» What is required
Can you write out all the lines word for word, with no pictures?
── Recorded information
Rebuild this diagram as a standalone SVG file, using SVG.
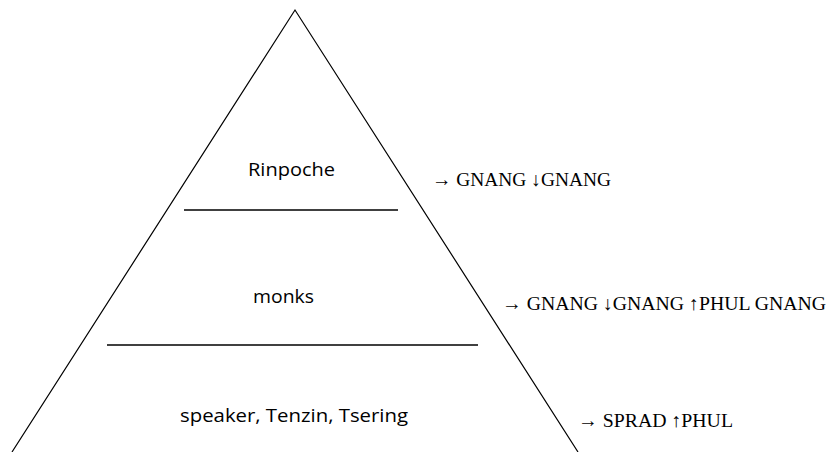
<svg xmlns="http://www.w3.org/2000/svg" width="828" height="452" viewBox="0 0 828 452">
<style>
.edge{stroke:#000;stroke-width:1.2;fill:none}
.div{stroke:#000;stroke-width:1.6}
.lbl{font-family:"Open Sans","Noto Sans",sans-serif;font-size:19px;fill:#000}
.note{font-family:"Liberation Serif",serif;font-size:19.5px;fill:#000}
</style>
<rect width="828" height="452" fill="#fff"/>
<g id="connectors">
<path class="edge" d="M12,452 L295,10 L578,452"/>
<line class="div" x1="184" y1="210" x2="398" y2="210"/>
<line class="div" x1="107" y1="345" x2="478" y2="345"/>
</g>
<g id="rinpoche"><text class="lbl" x="248" y="176" textLength="87" lengthAdjust="spacingAndGlyphs">Rinpoche</text></g>
<g id="monks"><text class="lbl" x="253" y="303" textLength="61" lengthAdjust="spacingAndGlyphs">monks</text></g>
<g id="speaker"><text class="lbl" x="180" y="422" textLength="228" lengthAdjust="spacingAndGlyphs">speaker, Tenzin, Tsering</text></g>
<g id="note1"><text class="note" x="432" y="186" textLength="179" lengthAdjust="spacingAndGlyphs">→ GNANG ↓GNANG</text></g>
<g id="note2"><text class="note" x="502" y="310" textLength="324" lengthAdjust="spacingAndGlyphs">→ GNANG ↓GNANG ↑PHUL GNANG</text></g>
<g id="note3"><text class="note" x="578" y="427" textLength="155" lengthAdjust="spacingAndGlyphs">→ SPRAD ↑PHUL</text></g>
</svg>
────
» Reply
Rebuild this diagram as a standalone SVG file, using SVG.
<svg xmlns="http://www.w3.org/2000/svg" width="828" height="452" viewBox="0 0 828 452">
<style>
.edge{stroke:#000;stroke-width:1.2;fill:none}
.div{stroke:#000;stroke-width:1.6}
.lbl{font-family:"Open Sans","Noto Sans",sans-serif;font-size:19px;fill:#000}
.note{font-family:"Liberation Serif",serif;font-size:19.5px;fill:#000}
</style>
<rect width="828" height="452" fill="#fff"/>
<g id="connectors">
<path class="edge" d="M12,452 L295,10 L578,452"/>
<line class="div" x1="184" y1="210" x2="398" y2="210"/>
<line class="div" x1="107" y1="345" x2="478" y2="345"/>
</g>
<g id="rinpoche"><text class="lbl" x="248" y="176" textLength="87" lengthAdjust="spacingAndGlyphs">Rinpoche</text></g>
<g id="monks"><text class="lbl" x="253" y="303" textLength="61" lengthAdjust="spacingAndGlyphs">monks</text></g>
<g id="speaker"><text class="lbl" x="180" y="422" textLength="228" lengthAdjust="spacingAndGlyphs">speaker, Tenzin, Tsering</text></g>
<g id="note1"><text class="note" x="432" y="186" textLength="179" lengthAdjust="spacingAndGlyphs">→ GNANG ↓GNANG</text></g>
<g id="note2"><text class="note" x="502" y="310" textLength="324" lengthAdjust="spacingAndGlyphs">→ GNANG ↓GNANG ↑PHUL GNANG</text></g>
<g id="note3"><text class="note" x="578" y="427" textLength="155" lengthAdjust="spacingAndGlyphs">→ SPRAD ↑PHUL</text></g>
</svg>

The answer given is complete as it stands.